The people of Eritrea became her people. Her love for the rich languages and culture of Eritrea never diminished. Arlena Mahaffy visited Eritrea late in her life after having survived congestive heart failure. She stated on leaving for Eritrea: “If I die in Eritrea, leave me there. Eritrea is my home.”

I treasure my last goodbye with my Mother, Arlena Mahaffy. We held each other with tears and prayers and gratitude for our relationship. Our last shared meal was a platter of Eritrean food I prepared in her honor. We shared the best injera I have ever made honoring the communion and relational blessing of eating from a common dish.
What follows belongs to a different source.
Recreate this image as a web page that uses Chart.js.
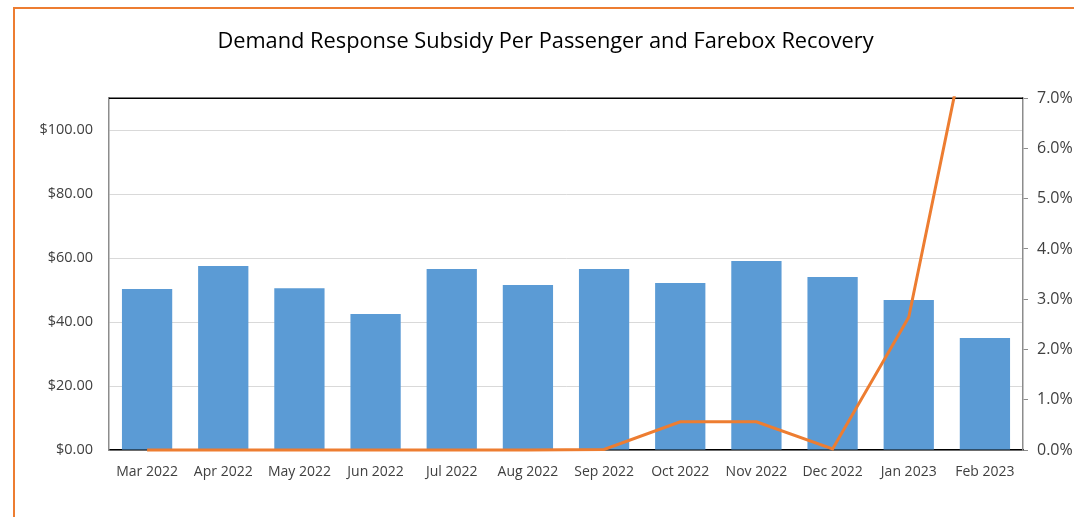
<!DOCTYPE html>
<html>
<head>
<meta charset="utf-8">
<script src="https://cdn.jsdelivr.net/npm/chart.js@4.4.1/dist/chart.umd.min.js"></script>
<style>
    html, body { margin: 0; padding: 0; background: #fff; overflow: hidden; }
    #subsidy-chart { display: block; }
</style>
</head>
<body>
<canvas id="subsidy-chart" width="1075" height="517"></canvas>
<script>
// ── Data ──────────────────────────────────────────────────────────────────
const months = ['Mar 2022', 'Apr 2022', 'May 2022', 'Jun 2022', 'Jul 2022', 'Aug 2022',
                'Sep 2022', 'Oct 2022', 'Nov 2022', 'Dec 2022', 'Jan 2023', 'Feb 2023'];
const subsidyPerPassenger = [50.3, 57.5, 50.6, 42.5, 56.6, 51.6, 56.6, 52.2, 59.1, 54.1, 46.9, 35.0];
const fareboxRecovery     = [0, 0, 0, 0, 0, 0, 0.01, 0.56, 0.56, 0.02, 2.64, 10.0]; // percent
const leftTicks  = [0, 20, 40, 60, 80, 100];
const rightTicks = [0, 1, 2, 3, 4, 5, 6, 7];

const FONT = "'Open Sans', 'Noto Sans', sans-serif";
const TEXT = '#404040';

// orange outer frame (top + left edge) and black top edge of the plot area
const frameLines = {
    id: 'frameLines',
    beforeDraw(chart) {
        const { ctx, width, height } = chart;
        ctx.save();
        ctx.fillStyle = '#ED7D31';
        ctx.fillRect(13, 7, width - 14, 2);
        ctx.fillRect(13, 7, 2, height - 7);
        ctx.restore();
    },
    beforeDatasetsDraw(chart) {
        const { ctx, chartArea } = chart;
        ctx.save();
        ctx.strokeStyle = '#000';
        ctx.lineWidth = 1.5;
        ctx.beginPath();
        ctx.moveTo(chartArea.left, chartArea.top);
        ctx.lineTo(chartArea.right, chartArea.top);
        ctx.stroke();
        ctx.restore();
    }
};

new Chart(document.getElementById('subsidy-chart'), {
    data: {
        labels: months,
        datasets: [
            {
                type: 'line',
                label: 'Farebox Recovery',
                data: fareboxRecovery,
                yAxisID: 'y2',
                borderColor: '#ED7D31',
                borderWidth: 3,
                pointRadius: 0,
                tension: 0,
                clip: 2,
                order: 0,
            },
            {
                type: 'bar',
                label: 'Subsidy Per Passenger',
                data: subsidyPerPassenger,
                yAxisID: 'y',
                backgroundColor: '#5B9BD5',
                categoryPercentage: 1,
                barPercentage: 0.66,
                order: 1,
            },
        ],
    },
    options: {
        responsive: false,
        animation: false,
        layout: { padding: { left: 16, right: 0, top: 0, bottom: 0 } },
        plugins: {
            legend: { display: false },
            tooltip: { enabled: false },
            title: {
                display: true,
                text: 'Demand Response Subsidy Per Passenger and Farebox Recovery',
                color: '#000',
                font: { family: FONT, size: 21.8, weight: 'normal', lineHeight: 1.2 },
                padding: { top: 29, bottom: 43 },
            },
        },
        scales: {
            x: {
                grid: { display: false },
                border: { color: '#000', width: 1.5 },
                ticks: { color: TEXT, font: { family: FONT, size: 14 }, padding: 6, maxRotation: 0, autoSkip: false },
                afterFit(scale) { scale.height = 67; },
            },
            y: {
                position: 'left',
                min: 0,
                max: 110,
                afterBuildTicks(scale) { scale.ticks = leftTicks.map(v => ({ value: v })); },
                grid: { color: '#D9D9D9', drawTicks: false },
                border: { color: '#8C8C8C', width: 1.5 },
                ticks: {
                    color: TEXT,
                    font: { family: FONT, size: 14.5 },
                    padding: 16,
                    callback: v => '$' + v.toFixed(2),
                },
                afterFit(scale) { scale.width = 93; },
            },
            y2: {
                position: 'right',
                min: 0,
                max: 7,
                afterBuildTicks(scale) { scale.ticks = rightTicks.map(v => ({ value: v })); },
                grid: { drawOnChartArea: false, drawTicks: true, tickLength: 5, color: '#8C8C8C' },
                border: { color: '#8C8C8C', width: 1.5 },
                ticks: {
                    color: TEXT,
                    font: { family: FONT, size: 16 },
                    padding: 9,
                    callback: v => v.toFixed(1) + '%',
                },
                afterFit(scale) { scale.width = 52; },
            },
        },
    },
    plugins: [frameLines],
});
</script>
</body>
</html>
Arlena Mahaffy makes her last and longest journey to that special place that is her real home. She will be memorialized with theological exhortations. She would have it so. Her life was one spent in prayer and reading of scriptures. My enduring image of my Mother, from my youngest years, is of a woman with her head bent in prayer, her eyes closed, tuning out the busy world of the visible and the mundane to touch the invisible and the transcendent. This prayerful state was the place from which she found her strength and constancy to serve others.

The danger of doctrinal exhortations about faith–either mine or others– is that they are mostly a distant and distorting shadow of the faith that is lived integrally from the heart rather than from the head. Arlena Mahaffy’s faith is one that has hands to hold the hurting and feet to walk with those who are at risk of stumbling and falling. When Arlena Mahaffy was no longer able to walk on her own for the marathon to raise funds for the school where she taught, she moved to using a walker to complete her laps. As she declined further, she circled the school track in her wheelchair assisted by her grandson Jesse with whom she had a special relationship.

Arlena Mahaffy’s faith has been a living faith that cannot be confined within any doctrinal creed or theological correctness. Rather than teaching orthodoxy, Arlena Mahaffy lived orthopraxy. Through all her own shortcomings, she practiced and modeled faith, hope and love. These are the things that endure. And the greatest of these is love.

It is now incumbent on each of us, who have been held in the heart of Arlena Mahaffy, to live into the deep and enduring spirituality that she practiced. We uphold her legacy by serving others and lifting up those who are struggling. It is up to us to believe in the capacity and worth of every human being. Arlena Mahaffy taught us that the human heart can be expanded beyond imagination.

The blessing that has been the life of Arlena Mahaffy will be passed on from generation to generation. On the passing of Arlena from this world, my twin daughters help me plant a tree in honor of her life. When we plant a little shade tree under which we know we will never sit, we affirm the passing of hope and the blessing to the next generation.

It is my prayer that I will live into this legacy of faithful love. Might it one day be said of me and of each of us, the words that I speak on the passing of Arlena Mahaffy: “There passes one who has blessed the world with their very presence.” This is the day and time for the passing of the blessing.